Records from a data source:

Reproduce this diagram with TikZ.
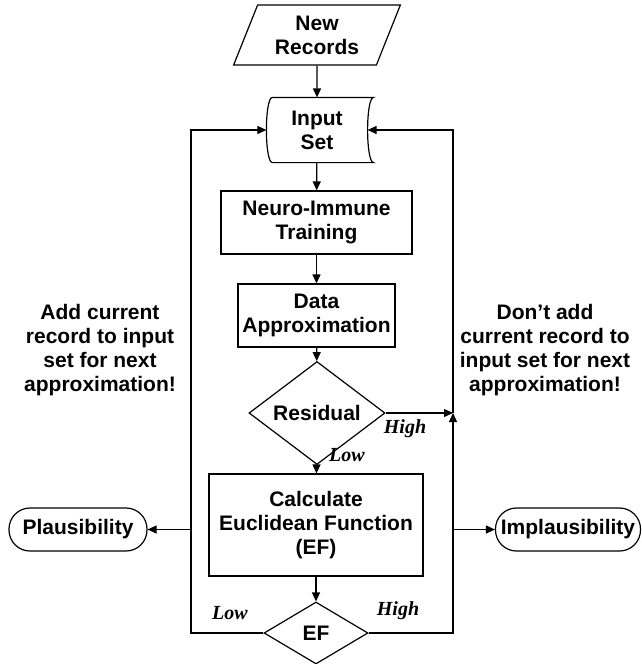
\documentclass[tikz,border=0pt]{standalone}
\usepackage{fontspec}
\setmainfont{Liberation Sans}
\newfontfamily\serifit{Liberation Serif}
\usetikzlibrary{arrows.meta,shapes.geometric}
\tikzset{
    punkt/.style={
           rectangle,
           draw=black, line width=1.2pt,
           align=center,
           font=\fontsize{21}{24}\selectfont\bfseries},
    raute/.style={punkt, diamond, inner sep=0pt},% entscheidung
    daten/.style={punkt, trapezium, trapezium left angle=68,
           trapezium right angle=112, trapezium stretches=true},
    ende/.style={punkt, rounded corners=21pt},
    marke/.style={font=\fontsize{20}{23}\selectfont\serifit\bfseries\itshape},
    pfeil/.style={-{Triangle[length=9pt,width=8pt]}, black, line width=1.2pt}
    }
\begin{document}
\begin{tikzpicture}[x=1pt,y=1pt]
      \useasboundingbox (0,0) rectangle (642,-664);
      \node[daten, minimum width=167pt, minimum height=60pt] (0) at (317,-35) {New\\Records};
      \node[punkt, draw=none, minimum width=100pt, minimum height=64pt] (1) at (317,-130) {Input\\Set};
      \draw[line width=1.2pt] ([xshift=6pt]1.north west) -- ([xshift=6pt]1.north east)
          .. controls ([xshift=-2pt]1.north east) and ([xshift=-2pt]1.south east) .. ([xshift=6pt]1.south east)
          -- ([xshift=6pt]1.south west)
          .. controls ([xshift=-2pt]1.south west) and ([xshift=-2pt]1.north west) .. cycle;
      \node[punkt, minimum width=191pt, minimum height=63pt] (2) at (316.5,-222.5) {Neuro-Immune\\Training};
      \node[punkt, minimum width=157pt, minimum height=63pt] (3) at (316.5,-315.5) {Data\\Approximation};
      \node[raute, minimum width=136pt, minimum height=63pt] (4) at (317,-413) {Residual};
      \node[punkt, minimum width=214pt, minimum height=102pt] (5) at (316,-525) {Calculate\\Euclidean Function\\(EF)};
      \node[raute, minimum width=104pt, minimum height=62pt] (6) at (316,-633) {EF};
      \node[ende, minimum width=138pt, minimum height=43pt] (7) at (78,-529.5) {Plausibility};
      \node[ende, minimum width=145pt, minimum height=43pt] (8) at (568,-529.5) {Implausibility};
      \node[punkt, draw=none] (9) at (100,-350) {Add current\\record to input\\set for next\\approximation!};
      \node[punkt, draw=none] (10) at (545,-350) {Don’t add\\current record to\\input set for next\\approximation!};
      \node[marke] (11) at (405,-429) {High};
      \node[marke] (12) at (347,-455) {Low};
      \node[marke] (13) at (230,-613) {Low};
      \node[marke] (14) at (398,-611) {High};
      \coordinate (r) at (453,-413);
      \coordinate (l) at (191,-130);
      \coordinate (lp) at (191,-529.5);
      \coordinate (rp) at (453,-529.5);
      \draw[pfeil] (0) -- (1);
      \draw[pfeil] (1) -- (2);
      \draw[pfeil] (2) -- (3);
      \draw[pfeil] (3) -- (4);
      \draw[pfeil] (4) -- (5);
      \draw[pfeil] (5) -- (6);
      \draw[pfeil] (4) -- (r);
      \draw[pfeil] (6.east) -| (r);
      \draw[pfeil] (r) |- (1.east);
      \draw[pfeil] (6.west) -| (l) -- (1.west);
      \draw[pfeil] (lp) -- (7);
      \draw[pfeil] (rp) -- (8);
\end{tikzpicture}
\end{document}
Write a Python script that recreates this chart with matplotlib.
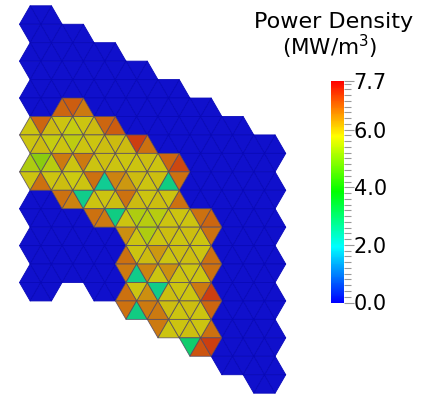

The exercise: The answer is a single number, the count of lines in the records that contain the string "with".

Task answer: 2